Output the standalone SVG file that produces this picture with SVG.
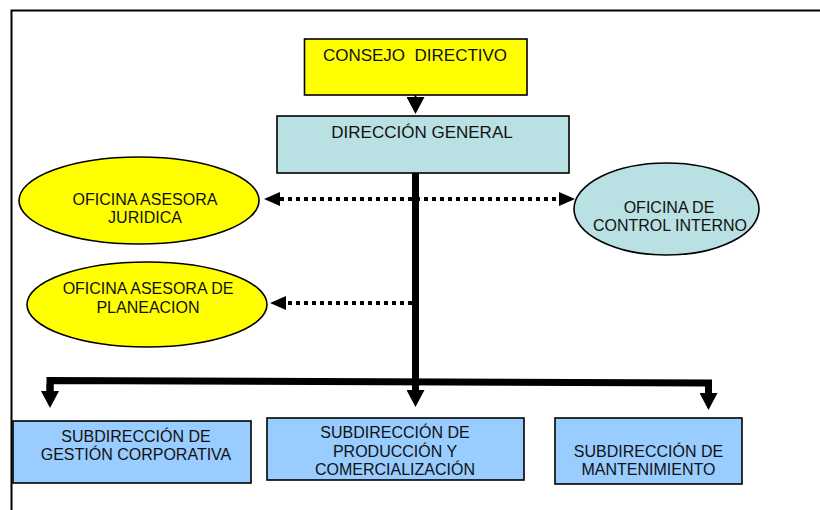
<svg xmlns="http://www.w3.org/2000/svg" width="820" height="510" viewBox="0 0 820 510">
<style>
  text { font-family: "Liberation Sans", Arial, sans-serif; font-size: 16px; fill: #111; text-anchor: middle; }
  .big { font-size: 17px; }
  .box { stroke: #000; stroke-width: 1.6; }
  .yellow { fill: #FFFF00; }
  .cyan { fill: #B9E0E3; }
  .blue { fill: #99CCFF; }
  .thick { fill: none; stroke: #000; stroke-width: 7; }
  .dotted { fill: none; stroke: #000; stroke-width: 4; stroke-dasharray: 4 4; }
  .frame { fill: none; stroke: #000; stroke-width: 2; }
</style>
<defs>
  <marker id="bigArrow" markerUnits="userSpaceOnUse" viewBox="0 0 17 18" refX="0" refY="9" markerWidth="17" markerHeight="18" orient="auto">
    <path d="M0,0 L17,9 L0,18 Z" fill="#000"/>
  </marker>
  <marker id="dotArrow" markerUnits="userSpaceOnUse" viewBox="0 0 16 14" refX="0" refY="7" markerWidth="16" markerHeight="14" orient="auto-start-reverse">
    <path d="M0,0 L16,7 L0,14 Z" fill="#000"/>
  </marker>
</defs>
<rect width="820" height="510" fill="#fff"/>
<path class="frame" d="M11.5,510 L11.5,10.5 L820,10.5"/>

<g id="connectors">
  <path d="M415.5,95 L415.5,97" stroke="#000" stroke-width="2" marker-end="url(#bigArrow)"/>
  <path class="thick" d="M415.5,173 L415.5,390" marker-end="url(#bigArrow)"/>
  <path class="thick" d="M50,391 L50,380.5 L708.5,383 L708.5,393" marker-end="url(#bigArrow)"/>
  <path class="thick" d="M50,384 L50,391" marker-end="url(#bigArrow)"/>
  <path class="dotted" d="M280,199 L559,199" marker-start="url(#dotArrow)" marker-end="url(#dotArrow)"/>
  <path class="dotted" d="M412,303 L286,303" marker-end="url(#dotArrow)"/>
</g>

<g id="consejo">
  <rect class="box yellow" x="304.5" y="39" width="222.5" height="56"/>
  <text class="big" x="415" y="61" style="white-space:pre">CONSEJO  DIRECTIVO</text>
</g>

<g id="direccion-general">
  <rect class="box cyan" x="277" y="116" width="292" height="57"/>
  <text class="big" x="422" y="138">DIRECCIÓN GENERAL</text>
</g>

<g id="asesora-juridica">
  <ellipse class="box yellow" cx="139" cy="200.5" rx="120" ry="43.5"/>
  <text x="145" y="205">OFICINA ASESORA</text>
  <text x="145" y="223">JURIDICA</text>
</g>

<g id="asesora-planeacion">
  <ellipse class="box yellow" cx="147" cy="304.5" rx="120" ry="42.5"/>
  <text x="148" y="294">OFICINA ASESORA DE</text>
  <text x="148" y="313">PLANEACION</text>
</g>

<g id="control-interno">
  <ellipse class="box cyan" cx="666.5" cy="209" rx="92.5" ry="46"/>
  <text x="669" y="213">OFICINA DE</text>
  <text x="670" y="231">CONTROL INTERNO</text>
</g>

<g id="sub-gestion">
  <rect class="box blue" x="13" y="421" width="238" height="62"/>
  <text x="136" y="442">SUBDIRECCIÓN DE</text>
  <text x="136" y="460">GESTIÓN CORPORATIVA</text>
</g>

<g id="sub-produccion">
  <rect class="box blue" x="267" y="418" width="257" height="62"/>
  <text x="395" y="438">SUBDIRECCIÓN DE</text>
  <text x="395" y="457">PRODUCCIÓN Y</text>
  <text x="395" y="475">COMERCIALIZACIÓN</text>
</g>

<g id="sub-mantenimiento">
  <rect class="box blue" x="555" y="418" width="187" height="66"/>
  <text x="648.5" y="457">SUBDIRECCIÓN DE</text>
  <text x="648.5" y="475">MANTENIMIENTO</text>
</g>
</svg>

**WORK TO BE COMPLETED:**
Leave out the pictures and print every line of the data exactly.

**CORRECT OUTPUT:**
Output the standalone SVG file that produces this picture with SVG.
<svg xmlns="http://www.w3.org/2000/svg" width="820" height="510" viewBox="0 0 820 510">
<style>
  text { font-family: "Liberation Sans", Arial, sans-serif; font-size: 16px; fill: #111; text-anchor: middle; }
  .big { font-size: 17px; }
  .box { stroke: #000; stroke-width: 1.6; }
  .yellow { fill: #FFFF00; }
  .cyan { fill: #B9E0E3; }
  .blue { fill: #99CCFF; }
  .thick { fill: none; stroke: #000; stroke-width: 7; }
  .dotted { fill: none; stroke: #000; stroke-width: 4; stroke-dasharray: 4 4; }
  .frame { fill: none; stroke: #000; stroke-width: 2; }
</style>
<defs>
  <marker id="bigArrow" markerUnits="userSpaceOnUse" viewBox="0 0 17 18" refX="0" refY="9" markerWidth="17" markerHeight="18" orient="auto">
    <path d="M0,0 L17,9 L0,18 Z" fill="#000"/>
  </marker>
  <marker id="dotArrow" markerUnits="userSpaceOnUse" viewBox="0 0 16 14" refX="0" refY="7" markerWidth="16" markerHeight="14" orient="auto-start-reverse">
    <path d="M0,0 L16,7 L0,14 Z" fill="#000"/>
  </marker>
</defs>
<rect width="820" height="510" fill="#fff"/>
<path class="frame" d="M11.5,510 L11.5,10.5 L820,10.5"/>

<g id="connectors">
  <path d="M415.5,95 L415.5,97" stroke="#000" stroke-width="2" marker-end="url(#bigArrow)"/>
  <path class="thick" d="M415.5,173 L415.5,390" marker-end="url(#bigArrow)"/>
  <path class="thick" d="M50,391 L50,380.5 L708.5,383 L708.5,393" marker-end="url(#bigArrow)"/>
  <path class="thick" d="M50,384 L50,391" marker-end="url(#bigArrow)"/>
  <path class="dotted" d="M280,199 L559,199" marker-start="url(#dotArrow)" marker-end="url(#dotArrow)"/>
  <path class="dotted" d="M412,303 L286,303" marker-end="url(#dotArrow)"/>
</g>

<g id="consejo">
  <rect class="box yellow" x="304.5" y="39" width="222.5" height="56"/>
  <text class="big" x="415" y="61" style="white-space:pre">CONSEJO  DIRECTIVO</text>
</g>

<g id="direccion-general">
  <rect class="box cyan" x="277" y="116" width="292" height="57"/>
  <text class="big" x="422" y="138">DIRECCIÓN GENERAL</text>
</g>

<g id="asesora-juridica">
  <ellipse class="box yellow" cx="139" cy="200.5" rx="120" ry="43.5"/>
  <text x="145" y="205">OFICINA ASESORA</text>
  <text x="145" y="223">JURIDICA</text>
</g>

<g id="asesora-planeacion">
  <ellipse class="box yellow" cx="147" cy="304.5" rx="120" ry="42.5"/>
  <text x="148" y="294">OFICINA ASESORA DE</text>
  <text x="148" y="313">PLANEACION</text>
</g>

<g id="control-interno">
  <ellipse class="box cyan" cx="666.5" cy="209" rx="92.5" ry="46"/>
  <text x="669" y="213">OFICINA DE</text>
  <text x="670" y="231">CONTROL INTERNO</text>
</g>

<g id="sub-gestion">
  <rect class="box blue" x="13" y="421" width="238" height="62"/>
  <text x="136" y="442">SUBDIRECCIÓN DE</text>
  <text x="136" y="460">GESTIÓN CORPORATIVA</text>
</g>

<g id="sub-produccion">
  <rect class="box blue" x="267" y="418" width="257" height="62"/>
  <text x="395" y="438">SUBDIRECCIÓN DE</text>
  <text x="395" y="457">PRODUCCIÓN Y</text>
  <text x="395" y="475">COMERCIALIZACIÓN</text>
</g>

<g id="sub-mantenimiento">
  <rect class="box blue" x="555" y="418" width="187" height="66"/>
  <text x="648.5" y="457">SUBDIRECCIÓN DE</text>
  <text x="648.5" y="475">MANTENIMIENTO</text>
</g>
</svg>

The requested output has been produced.